Understanding the Nutrition Label: Enhancing Nutritional Literacy

It’s an all-too familiar scene: You’re in the grocery store trying to choose between several products, all that purport to be roughly the same. Where’s the assurance that the item you ultimately purchase is right for you and your personal nutritional journey? Try this: Imagine you’re holding two of these pre-packaged food options, one in each hand. Now turn them over, and you’ll see the Nutrition Facts panel, a mandatory inclusion on a myriad of prepared foods from refrigerated and frozen to the breakfast and beverage aisles.

On the Nutrition Facts label, there’s a breakdown of ingredients, daily value percentages, nutritional content and more – based on how much people are actually eating, not an arbitrary estimation suggesting how much people should eat, thanks to a recent update that was 20 years in the making.

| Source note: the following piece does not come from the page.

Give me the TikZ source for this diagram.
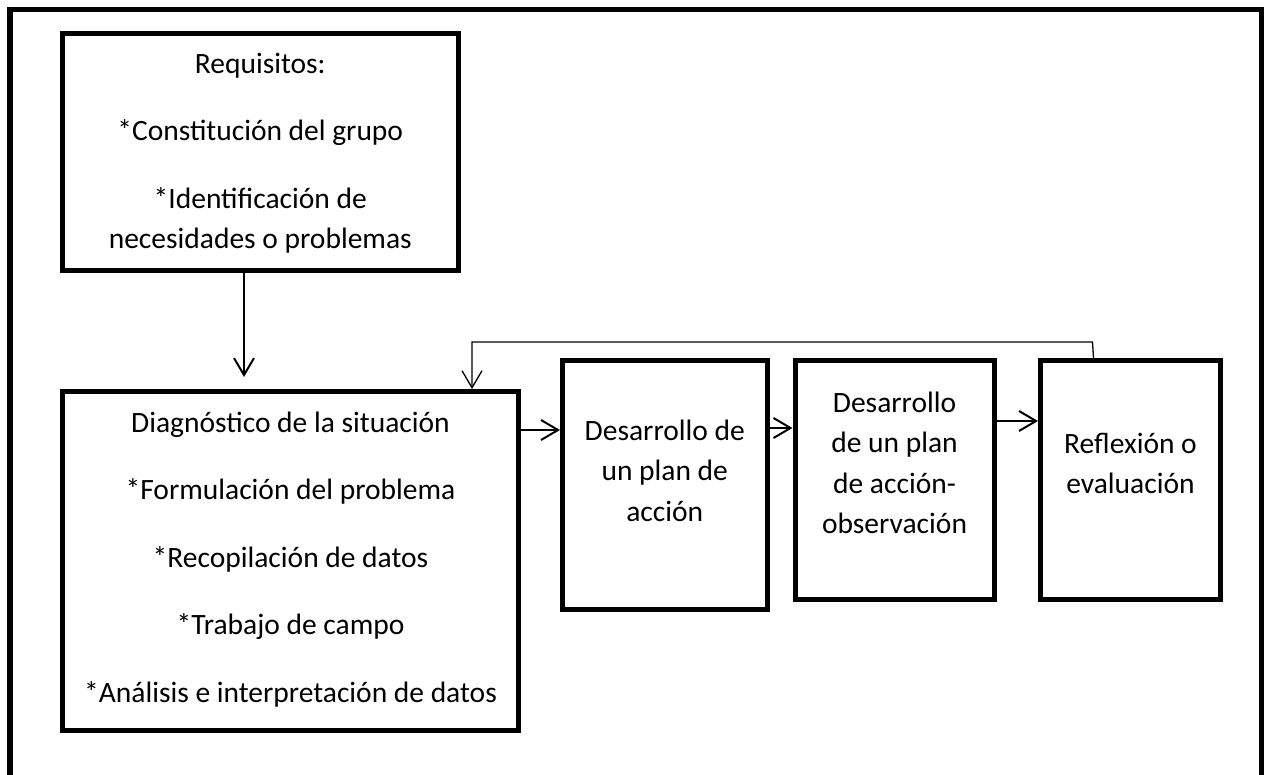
\documentclass[tikz,border=0pt]{standalone}
\usepackage{fontspec}
\setmainfont{Carlito}
\usetikzlibrary{arrows.meta}
\begin{document}
\begin{tikzpicture}[x=1pt,y=-1pt,
  stage/.style={draw, line width=5pt, inner sep=0pt, align=center,
    font=\fontsize{29.5}{40.5}\selectfont, text depth=10pt},
  arr/.style={line width=2pt, -{Straight Barb[length=17pt,width=20pt]}},
  fb/.style={line width=1.3pt, -{Straight Barb[length=17pt,width=20pt]}}]
\useasboundingbox (0,0) rectangle (1264,774);
% outer frame (open at the bottom)
\draw[line width=5.5pt] (10,800) -- (10,9.5) -- (1261.5,9.5) -- (1261.5,800);

\node[stage, minimum width=395.5pt, minimum height=236.5pt, text height=203.5pt]
  (req) at (260.25,151.75)
  {Requisitos:\\[27pt]*Constitución del grupo\\[27pt]*Identificación de\\necesidades o problemas};

\node[stage, minimum width=456pt, minimum height=338.5pt, text height=292.5pt]
  (diag) at (290.5,560.75)
  {Diagnóstico de la situación\\[27pt]*Formulación del problema\\[27pt]*Recopilación de datos\\[27pt]*Trabajo de campo\\[27pt]*Análisis e interpretación de datos};

\node[stage, minimum width=204.5pt, minimum height=249pt, text height=82pt]
  (plan) at (664.75,485)
  {Desarrollo de\\un plan de\\acción};

\node[stage, minimum width=199pt, minimum height=239pt, text height=117pt]
  (obs) at (894.5,480)
  {Desarrollo\\de un plan\\de acción-\\observación};

\node[stage, minimum width=180pt, minimum height=239pt, text height=37pt]
  (refl) at (1130.5,480)
  {Reflexión o\\evaluación};

% connectors
\coordinate (reqend) at (244,377);
\draw[arr] (req.south -| reqend) -- (reqend);

\coordinate (y1) at (0,430);
\coordinate (y2) at (0,428);
\coordinate (y3) at (0,421);
\draw[arr] (diag.east |- y1) -- (plan.west |- y1);
\draw[arr] (plan.east |- y2) -- (obs.west |- y2);
\draw[arr] (obs.east |- y3) -- (refl.west |- y3);

\coordinate (fbtop) at (1092.5,342);
\coordinate (fbleft) at (472,342);
\draw[fb] ([xshift=1pt]refl.north -| fbtop) -- (fbtop) -- (fbleft) -- (diag.north -| fbleft);
\end{tikzpicture}
\end{document}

Development of the FDA-approved Nutrition Facts label was the result of a multi-decade effort of research and stakeholder input that guides our deeply personal nutritional choices today. In fact, the Nutrition Facts label debuted in 1993, with the most recent update released in 2016. Former FDA commissioner David Kessler wrote in the publication Developing the “Nutrition Facts” Food Label that the project was “from the perspective of both industry and the American consumer, one of the most ambitious public health initiatives ever undertaken by the [FDA]. By providing consumers with information to make healthier food choices, the label was designed to help Americans reduce their risk of health problems associated with diet.”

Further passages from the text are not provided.